Desde niño, Julio trató de ser constante en la escuela, pero sus clases preferidas siempre estuvieron afuera, en el campo, donde repasaba los nombres de las flores y los ciclos de las cosechas y tanteaba las medidas para levantar muros de tapia al lado de su padre, o contaba las cargas de maíz y aprendía cualquiera otro oficio que le permitiera ganarse la vida.
Una totuma de mazamorra y un pedazo de panela o un calentado de frijoles le alcanzaban para coger fuerzas y emprender la jornada diaria. Recoger madera, abonar la tierra, encerrar los terneros eran las labores que antecedían su viaje rumbo a Medellín.

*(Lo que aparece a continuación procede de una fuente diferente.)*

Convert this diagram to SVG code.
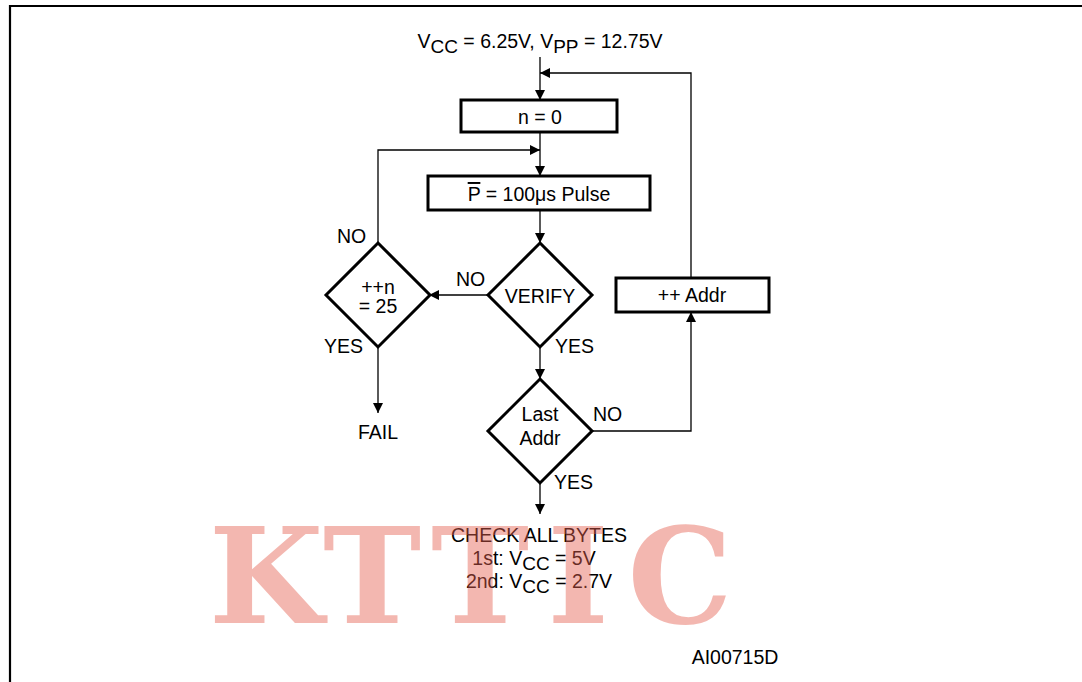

Con la carga a la espalda y siguiendo como siempre los pasos de su padre, llegaban a la cabecera de Santa Elena, se desviaban por El Plan hasta La Curva del Diablo y descendían a paso ligero por La Cascada. Había que llegar a la Plaza de Cisneros antes que el sol coronara la montaña y despertara a la urbe.
En la plaza, las silletas repletas de flores y verduras se enfilaban a lo largo de la galería, los campesinos vestidos con sus atuendos de trabajo exhibían sus productos; una imagen auténtica y colorida como pocas.
Esta sería la inspiración para que Efraín Botero, administrador de la Plaza, les propusiera desfilar por las calles de Medellín, pues según él, todos merecían ver aquella estampa, la representación de una tradición que él encontraba fascinante.